How delightful it is to be confounded, when something that shouldn’t work does work well, and when we are forced to admit the world is not boring, predictable and under control. The success of XML is such a thing, as was the success of HTML. I have come up with a new little theory about the success; maybe it is not new, I forget so much: undoubtedly it is obvious to someone else and has been raised and pooh-poohed before.

Lets imagine we take a database (a set of facts) and a set of human comments on those facts and a set of metadata about the whole thing. We’ll call that our data. Now lets categorise the relation between an information item and another information as:

  • intimate
  • strong
  • moderately strong
  • connected
  • similar

Such categorization is in addition to the labels on the data. Even though these relations are very general, they are enough for a human to clarify a lot of semantics based on the labels. Not nearly as clear as “has a” or “is a” relations, or grouping as bags or sets, or labeling as about or description or topic. Much more fuzzy. Nothing like what goes on with relational data or RDF.

But those categories are just what XML markup provides. An attribute suggests intimiate relationship. A child is strongly related to its parent. A successor element is moderately strongly related to its predecessor. A referenced or linked to element is connected to its parent. Two information items with the same name have some kind of semantic similarity, which increases the more that their context grows. A programmer uses these to glean the meaning of the markup.

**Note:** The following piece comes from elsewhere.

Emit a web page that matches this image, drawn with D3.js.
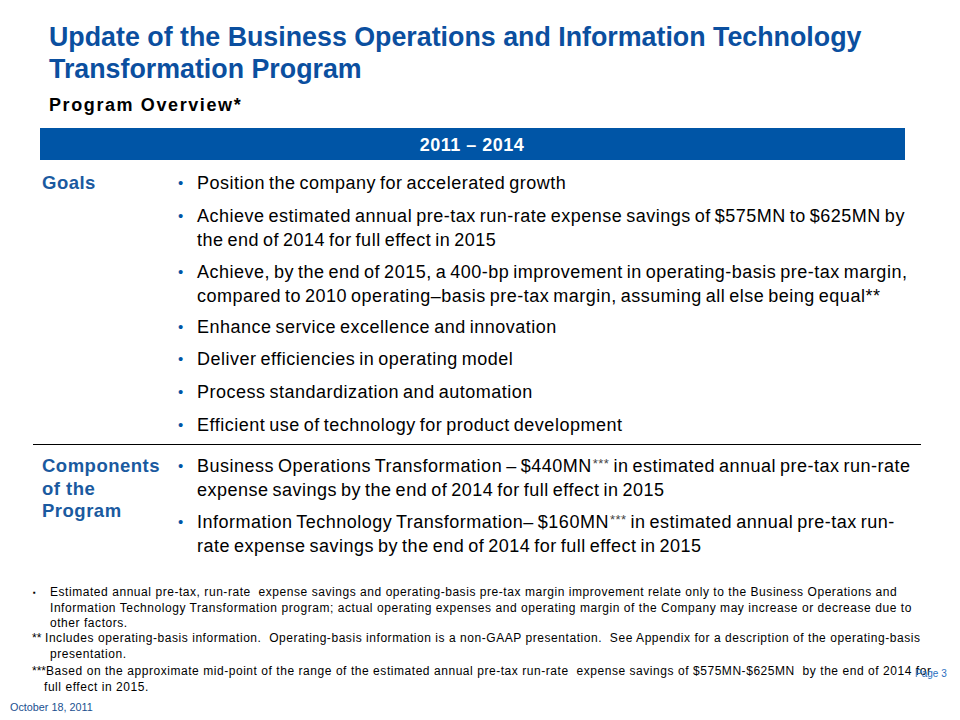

Now the relations I suggest may not be perfect; you could improve on them undoubtedly. And they may not be reliable guides, in that there’s nowt as queer as folk and folk make schemas. And the categories do not necessarily correspond to neat or orthogonal logical or linguistic categories. They don’t need to. But surely we can reverse engineer something about how humans work from their artifacts. Are there some kind of quasi-linguistic properties that make XML successful, apart from the obvious reasons of representational power, internationalization power and corporate power?

Of course, there are other ways to look at it: elements/attributes as noun/verb, as substance/accident, and so on. Those operations can also be at work.